**JOB:** Wherever a line holds the string "this", copy that line.

**SUPPLIED MATERIAL:**
——
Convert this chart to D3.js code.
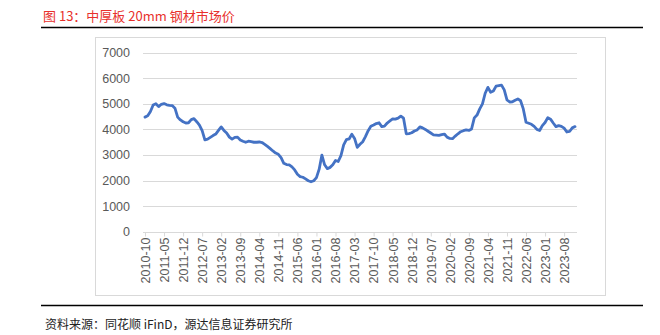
——
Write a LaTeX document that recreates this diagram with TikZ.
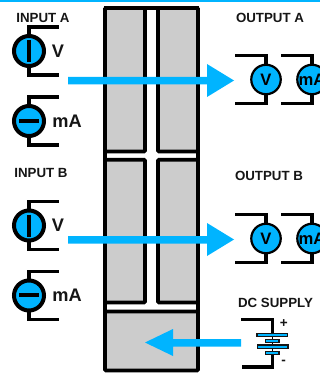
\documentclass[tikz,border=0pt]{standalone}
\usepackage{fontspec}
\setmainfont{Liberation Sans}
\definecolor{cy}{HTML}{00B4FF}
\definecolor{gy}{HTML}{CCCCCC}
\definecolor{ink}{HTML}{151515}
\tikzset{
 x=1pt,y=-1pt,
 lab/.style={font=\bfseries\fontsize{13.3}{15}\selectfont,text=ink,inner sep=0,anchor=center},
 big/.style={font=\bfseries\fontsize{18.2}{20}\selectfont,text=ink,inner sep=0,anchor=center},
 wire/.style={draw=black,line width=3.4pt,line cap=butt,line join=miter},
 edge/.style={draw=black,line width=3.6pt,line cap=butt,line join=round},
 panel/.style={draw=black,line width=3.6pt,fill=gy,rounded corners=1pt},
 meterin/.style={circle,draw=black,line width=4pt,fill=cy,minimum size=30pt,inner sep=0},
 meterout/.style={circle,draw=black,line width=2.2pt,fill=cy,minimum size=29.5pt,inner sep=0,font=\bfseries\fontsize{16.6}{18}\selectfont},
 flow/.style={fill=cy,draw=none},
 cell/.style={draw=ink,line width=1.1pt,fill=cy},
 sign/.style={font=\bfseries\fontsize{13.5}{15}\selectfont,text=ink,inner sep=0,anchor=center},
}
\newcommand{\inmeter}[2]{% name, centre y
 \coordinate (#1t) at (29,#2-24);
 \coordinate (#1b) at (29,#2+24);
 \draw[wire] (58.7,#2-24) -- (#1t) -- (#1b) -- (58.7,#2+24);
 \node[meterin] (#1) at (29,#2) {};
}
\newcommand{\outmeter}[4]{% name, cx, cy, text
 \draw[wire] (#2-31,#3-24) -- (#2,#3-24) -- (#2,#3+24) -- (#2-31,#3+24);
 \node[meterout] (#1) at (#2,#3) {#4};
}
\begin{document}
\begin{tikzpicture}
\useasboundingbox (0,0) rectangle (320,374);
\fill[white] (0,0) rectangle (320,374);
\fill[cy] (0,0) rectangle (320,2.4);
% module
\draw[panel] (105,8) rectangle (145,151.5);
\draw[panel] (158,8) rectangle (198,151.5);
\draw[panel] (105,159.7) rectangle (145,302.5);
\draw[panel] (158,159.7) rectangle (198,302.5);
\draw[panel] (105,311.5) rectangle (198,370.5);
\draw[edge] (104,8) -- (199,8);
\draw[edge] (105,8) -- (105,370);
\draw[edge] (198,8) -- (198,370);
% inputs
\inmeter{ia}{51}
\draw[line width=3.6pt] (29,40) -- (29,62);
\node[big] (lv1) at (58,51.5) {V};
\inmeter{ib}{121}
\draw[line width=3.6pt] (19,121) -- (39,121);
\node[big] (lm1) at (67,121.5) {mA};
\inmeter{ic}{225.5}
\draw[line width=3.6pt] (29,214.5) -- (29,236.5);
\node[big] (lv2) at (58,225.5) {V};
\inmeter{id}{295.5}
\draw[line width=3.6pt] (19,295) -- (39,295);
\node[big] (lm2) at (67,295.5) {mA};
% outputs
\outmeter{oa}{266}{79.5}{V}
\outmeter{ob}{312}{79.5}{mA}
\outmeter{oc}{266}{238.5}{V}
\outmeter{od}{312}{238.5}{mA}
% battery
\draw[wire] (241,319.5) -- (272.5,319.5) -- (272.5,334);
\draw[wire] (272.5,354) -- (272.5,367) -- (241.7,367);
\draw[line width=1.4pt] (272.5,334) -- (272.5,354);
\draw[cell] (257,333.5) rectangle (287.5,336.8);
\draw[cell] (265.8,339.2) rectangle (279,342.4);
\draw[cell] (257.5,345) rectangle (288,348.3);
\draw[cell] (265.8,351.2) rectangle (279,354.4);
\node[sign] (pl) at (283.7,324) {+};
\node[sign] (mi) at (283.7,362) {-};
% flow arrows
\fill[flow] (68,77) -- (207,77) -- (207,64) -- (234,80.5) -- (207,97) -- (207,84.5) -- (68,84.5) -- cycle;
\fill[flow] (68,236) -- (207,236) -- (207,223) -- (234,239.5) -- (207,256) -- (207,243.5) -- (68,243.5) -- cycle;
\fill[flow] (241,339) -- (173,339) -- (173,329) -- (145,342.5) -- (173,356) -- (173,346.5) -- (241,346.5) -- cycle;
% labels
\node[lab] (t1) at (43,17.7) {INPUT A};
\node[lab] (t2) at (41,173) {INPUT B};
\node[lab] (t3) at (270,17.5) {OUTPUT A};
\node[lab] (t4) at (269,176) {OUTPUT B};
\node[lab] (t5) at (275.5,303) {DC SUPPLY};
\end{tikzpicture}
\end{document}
——
**COMPLETED EXERCISE:**
Convert this chart to D3.js code.
Write a LaTeX document that recreates this diagram with TikZ.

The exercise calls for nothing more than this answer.